Maybe the intent is that the server has 192.168.1.1 on some of its
interfaces, and its subnet prefix is /24, and the rule is to try
to accept queries only from that subnet. If so, it's far from
obvious just from the given description and the configuration.
- a minor point, but I'd like to use 192.0.2.0/24 for document
purposes unless we use others for a specific reason (which I don't
see in this particular case)
- it's not really clear what "these commands (could be issued)"
refers to due to the additional sentence between this one and the
example.
- "the third rule" is ambiguous. Is it acl[2] or acl[3]?

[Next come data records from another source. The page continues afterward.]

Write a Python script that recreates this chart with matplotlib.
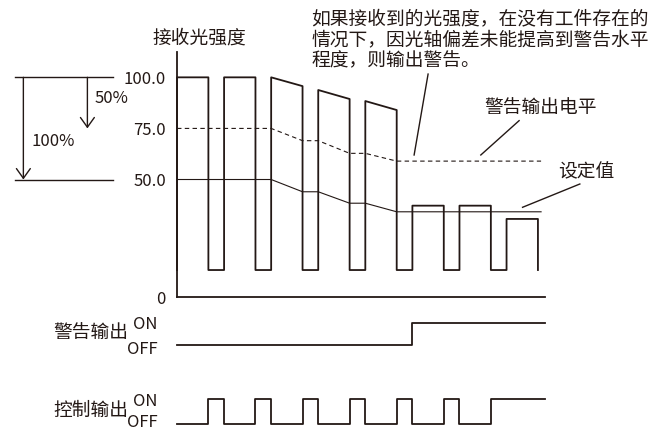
import numpy as np
import matplotlib.pyplot as plt

plt.rcParams['font.family'] = ['Noto Sans CJK SC', 'DejaVu Sans']

INK = '#231815'

# =============================
# Data (light intensity in %, time in pulse units)
# =============================
PULSE_RISE = [0, 3, 6, 9, 12, 15, 18, 21]
PULSE_FALL = [2, 5, 8, 11, 14, 17, 20, 23]
PULSE_TOP_START = [100.0, 100.0, 100.0, 93.8, 88.4, 37.2, 37.2, 30.7]
PULSE_TOP_END = [100.0, 100.0, 95.7, 89.4, 84.0, 37.2, 37.2, 30.7]
LOW_LEVEL = 5.7

LEVEL_T = [0, 6, 8, 9, 11, 12, 14, 23.2]
WARN_LEVEL = [75.0, 75.0, 69.0, 69.0, 62.8, 62.8, 59.0, 59.0]
SET_LEVEL = [50.0, 50.0, 44.0, 44.0, 38.4, 38.4, 34.2, 34.2]

Y_TICKS = [100.0, 75.0, 50.0]
Y_TICK_LABELS = ['100.0', '75.0', '50.0']
AXIS_ZERO = -7.5     # broken axis: bottom line is labelled "0"
Y_TOP = 112.4
T_END = 23.45

NOTE = '如果接收到的光强度，在没有工件存在的\n情况下，因光轴偏差未能提高到警告水平\n程度，则输出警告。'

# =============================
# Derived signals
# =============================
t_sig, v_sig = [0], [LOW_LEVEL]
for r, f, a, b in zip(PULSE_RISE, PULSE_FALL, PULSE_TOP_START, PULSE_TOP_END):
    t_sig += [r, r, f, f]
    v_sig += [LOW_LEVEL, a, b, LOW_LEVEL]

ctrl_t, ctrl_s = [0], [0]
for r, f, a in zip(PULSE_RISE, PULSE_FALL, PULSE_TOP_START):
    ctrl_t += [r, f]
    ctrl_s += [int(a < np.interp(r, LEVEL_T, SET_LEVEL)), 1]
ctrl_t = ctrl_t[1:] + [T_END]
ctrl_s = ctrl_s[1:] + [ctrl_s[-1]]
ctrl_t[0] = 0

warn_on = next(r for r, a in zip(PULSE_RISE, PULSE_TOP_START)
               if a < np.interp(r, LEVEL_T, WARN_LEVEL))
warn_t = [0, warn_on, T_END]
warn_s = [0, 1, 1]

# =============================
# Figure
# =============================
W, H = 657, 430
fig = plt.figure(figsize=(W / 100, H / 100), dpi=100)

x0, x1 = 177, 545
ax = fig.add_axes([x0 / W, (H - 297) / H, (x1 - x0) / W, (297 - 52) / H])
ax.set_xlim(0, T_END)
ax.set_ylim(AXIS_ZERO, Y_TOP)
for s in ['top', 'right']:
    ax.spines[s].set_visible(False)
for s in ['left', 'bottom']:
    ax.spines[s].set_color(INK)
    ax.spines[s].set_linewidth(1.3)
ax.set_xticks([])
ax.set_yticks(Y_TICKS + [AXIS_ZERO])
ax.set_yticklabels(Y_TICK_LABELS + ['0'])
ax.tick_params(axis='y', length=0, pad=8, labelsize=12, labelcolor=INK)

ax.plot(LEVEL_T, WARN_LEVEL, color=INK, lw=0.8, ls=(0, (4, 3)))
ax.plot(LEVEL_T, SET_LEVEL, color=INK, lw=0.8)
ax.plot(t_sig, v_sig, color=INK, lw=1.3, clip_on=False)

ax.text(1.4, 119.1, '接收光强度', ha='center', va='center', fontsize=13.5, color=INK)

# margin arrows on the left
for v in [100, 50]:
    ax.plot([-10.32, -4.10], [v, v], color=INK, lw=1.0, clip_on=False)
arrow = dict(arrowstyle='->, head_length=0.7, head_width=0.5', color=INK, lw=1.0,
             shrinkA=0, shrinkB=0)
ax.annotate('', xy=(-9.79, 50), xytext=(-9.79, 100), arrowprops=arrow, annotation_clip=False)
ax.annotate('', xy=(-5.71, 75), xytext=(-5.71, 100), arrowprops=arrow, annotation_clip=False)
ax.text(-5.27, 89.4, '50%', ha='left', va='center', fontsize=12, color=INK)
ax.text(-9.25, 68.5, '100%', ha='left', va='center', fontsize=12, color=INK)

# callouts
ax.text(8.57, 118.6, NOTE, ha='left', va='center', fontsize=13.5, color=INK,
        linespacing=1.0)
ax.plot([16.0, 15.11], [101.6, 62.0], color=INK, lw=1.0, clip_on=False)
ax.text(23.15, 84.8, '警告输出电平', ha='center', va='center', fontsize=13.5, color=INK)
ax.plot([21.8, 19.36], [78.8, 62.0], color=INK, lw=1.0, clip_on=False)
ax.text(26.1, 53.8, '设定值', ha='center', va='center', fontsize=13.5, color=INK)
ax.plot([25.67, 22.02], [47.8, 36.4], color=INK, lw=1.0, clip_on=False)

# =============================
# Output signals
# =============================
def signal_axes(off_px, on_px, t, s, name, off_label_y=0):
    a = fig.add_axes([x0 / W, (H - off_px) / H, (x1 - x0) / W, (off_px - on_px) / H],
                     sharex=ax)
    a.set_ylim(0, 1)
    for sp in a.spines.values():
        sp.set_visible(False)
    a.tick_params(axis='x', bottom=False, labelbottom=False)
    a.set_yticks([1, off_label_y])
    a.set_yticklabels(['ON', 'OFF'])
    a.tick_params(axis='y', length=0, pad=14, labelsize=12, labelcolor=INK)
    a.plot(t, s, drawstyle='steps-post', color=INK, lw=1.3, clip_on=False)
    a.text(-3.1, 0.55, name, ha='right', va='center', fontsize=13.5, color=INK)
    a.patch.set_visible(False)
    return a

signal_axes(347.3, 322.7, warn_t, warn_s, '警告输出', off_label_y=-0.08)
signal_axes(424.3, 399.0, ctrl_t, ctrl_s, '控制输出', off_label_y=0.14)

fig.savefig('out.png', dpi=100)
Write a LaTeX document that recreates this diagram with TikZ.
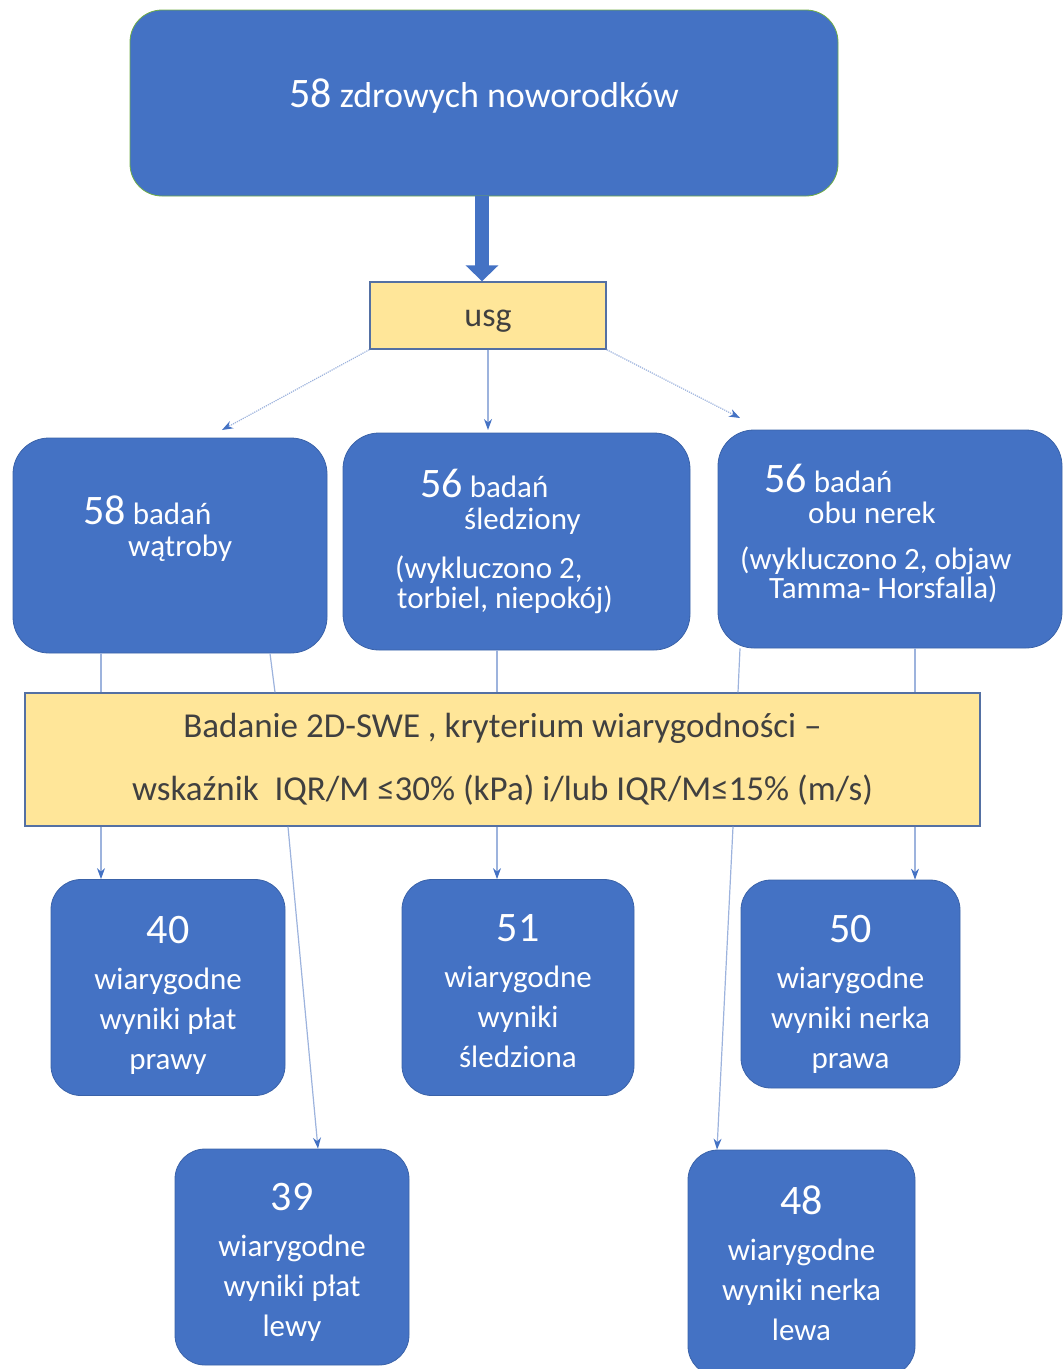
\documentclass[tikz,border=0pt]{standalone}
\usepackage{fontspec}
\setmainfont{Carlito}
\usetikzlibrary{arrows.meta}
\definecolor{boxblue}{HTML}{4472C4}
\definecolor{boxedge}{HTML}{3A62A8}
\definecolor{leafgreen}{HTML}{70AD47}
\definecolor{critfill}{HTML}{FFE699}
\definecolor{critedge}{HTML}{5470A3}
\definecolor{linkc}{HTML}{9DB3DD}
\definecolor{inkgray}{HTML}{404040}
\newcommand\numfont{\fontsize{42}{44}\selectfont}
\newcommand\boxfont{\fontsize{31}{40}\selectfont}
\newcommand\headfont{\fontsize{36}{42}\selectfont}
\newcommand\topstrut[1]{\rule{0pt}{#1}}
\tikzset{
  bluebox/.style={rectangle,fill=boxblue,draw=boxedge,line width=0.8pt,text=white,align=center,inner sep=0pt},
  yelbox/.style={rectangle,fill=critfill,draw=critedge,line width=1.4pt,text=inkgray,align=center,inner sep=0pt},
  lbl/.style={text=white,inner sep=0pt,font=\boxfont},
  link/.style={linkc,line width=1.2pt},
  linkarr/.style={link,-{Stealth[length=11pt,width=8pt,color=boxblue]}},
  dotarr/.style={linkarr,densely dotted},
  bigarr/.style={boxblue,line width=14pt,-{Triangle[length=16pt,width=32pt]}},
}
\begin{document}
\begin{tikzpicture}[x=1pt,y=-1pt]
  \useasboundingbox (0,0) rectangle (1063,1369);
  % ===================== start =====================
  \node[bluebox,draw=leafgreen,rounded corners=32pt,minimum width=708pt,minimum height=186pt] (start) at (484,103) {};
  \node[lbl,anchor=base west,font=\headfont] (startTxt) at (289,107) {{\numfont 58} zdrowych noworodków};
  \node[yelbox,minimum width=236pt,minimum height=67pt,font=\fontsize{34}{40}\selectfont] (usg) at (488,315.5) {\topstrut{28pt}usg};
  \draw[bigarr] (start.south -| 482,0) -- (usg.north -| 482,0);
  % ===================== organs =====================
  \node[bluebox,rounded corners=36pt,minimum width=314pt,minimum height=215pt] (liver) at (170,545.5) {};
  \node[lbl,anchor=base west] (liverA) at (83,524) {{\numfont 58} badań};
  \node[lbl,anchor=base west] (liverB) at (128,556) {wątroby};
  \node[bluebox,rounded corners=36pt,minimum width=347pt,minimum height=217pt] (spleen) at (516.5,541.5) {};
  \node[lbl,anchor=base west] (spleenA) at (420,497) {{\numfont 56} badań};
  \node[lbl,anchor=base west] (spleenB) at (464,529) {śledziony};
  \node[lbl,anchor=base west] (spleenC) at (395,578) {(wykluczono 2,};
  \node[lbl,anchor=base west] (spleenD) at (397,608) {torbiel, niepokój)};
  \node[bluebox,rounded corners=36pt,minimum width=344pt,minimum height=218pt] (kidney) at (890,539) {};
  \node[lbl,anchor=base west] (kidneyA) at (764,492) {{\numfont 56} badań};
  \node[lbl,anchor=base west] (kidneyB) at (808,523) {obu nerek};
  \node[lbl,anchor=base west] (kidneyC) at (740,569) {(wykluczono 2, objaw};
  \node[lbl,anchor=base west] (kidneyD) at (769,598) {Tamma- Horsfalla)};
  \coordinate (toLiver) at (222,430);
  \coordinate (toKidney) at (740,418);
  \draw[dotarr] (usg.south west) -- (toLiver);
  \draw[linkarr] (usg.south) -- (usg.south |- toLiver);
  \draw[dotarr] (usg.south east) -- (toKidney);
  % ===================== criterion =====================
  \node[yelbox,minimum width=955pt,minimum height=133pt,font=\fontsize{35}{63}\selectfont] (crit) at (502.5,759.5)
    {Badanie 2D-SWE , kryterium wiarygodności –\\wskaźnik\ \ IQR/M ≤30\% (kPa) i/lub IQR/M≤15\% (m/s)};
  \foreach \a/\b/\c in {liver/101/101, liver/270/275, spleen/497/497, kidney/740/738, kidney/915/915}
    \draw[link] (\a.south -| \b,0) -- (crit.north -| \c,0);
  % ===================== results =====================
  \node[bluebox,rounded corners=30pt,minimum width=234pt,minimum height=216pt,font=\boxfont] (b40) at (168,987.5)
    {{\numfont\topstrut{43pt}40}\\[6pt]wiarygodne\\wyniki płat\\prawy};
  \node[bluebox,rounded corners=30pt,minimum width=232pt,minimum height=216pt,font=\boxfont] (b51) at (518,987.5)
    {{\numfont\topstrut{35pt}51}\\[6pt]wiarygodne\\wyniki\\śledziona};
  \node[bluebox,rounded corners=30pt,minimum width=219pt,minimum height=208pt,font=\boxfont] (b50) at (850.5,984)
    {{\numfont\topstrut{48pt}50}\\[6pt]wiarygodne\\wyniki nerka\\prawa};
  \node[bluebox,rounded corners=30pt,minimum width=234pt,minimum height=216pt,font=\boxfont] (b39) at (292,1257)
    {{\numfont\topstrut{38pt}39}\\[6pt]wiarygodne\\wyniki płat\\lewy};
  \node[bluebox,rounded corners=30pt,minimum width=227pt,minimum height=226pt,font=\boxfont] (b48) at (801.5,1263)
    {{\numfont\topstrut{30pt}48}\\[6pt]wiarygodne\\wyniki nerka\\lewa};
  \foreach \a/\b/\c in {b40/101/101, b39/288/318, b51/497/497, b48/733/717, b50/915/915}
    \draw[linkarr] (crit.south -| \b,0) -- (\a.north -| \c,0);
\end{tikzpicture}
\end{document}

- it was not very clear to me what "not needed" means in "ast final
rule is not needed".
I suggest revising it to:
{{{
The following session is an example of extending the ACL to also
allow queries from 192.0.2.0/24:
<example, replacing 192.168.1.1/24 with 192.0.2.0/24>
Note that we didn't set the value of the last final rule
(query_acl[3]) -- in the case of resolver, rejecting all queries is
the default value of a new rule. In fact, this rule can even be
omitted completely, as the default, when a query falls off the list,
is rejection.
}}}
I'd leave it to you whether to include these suggestions.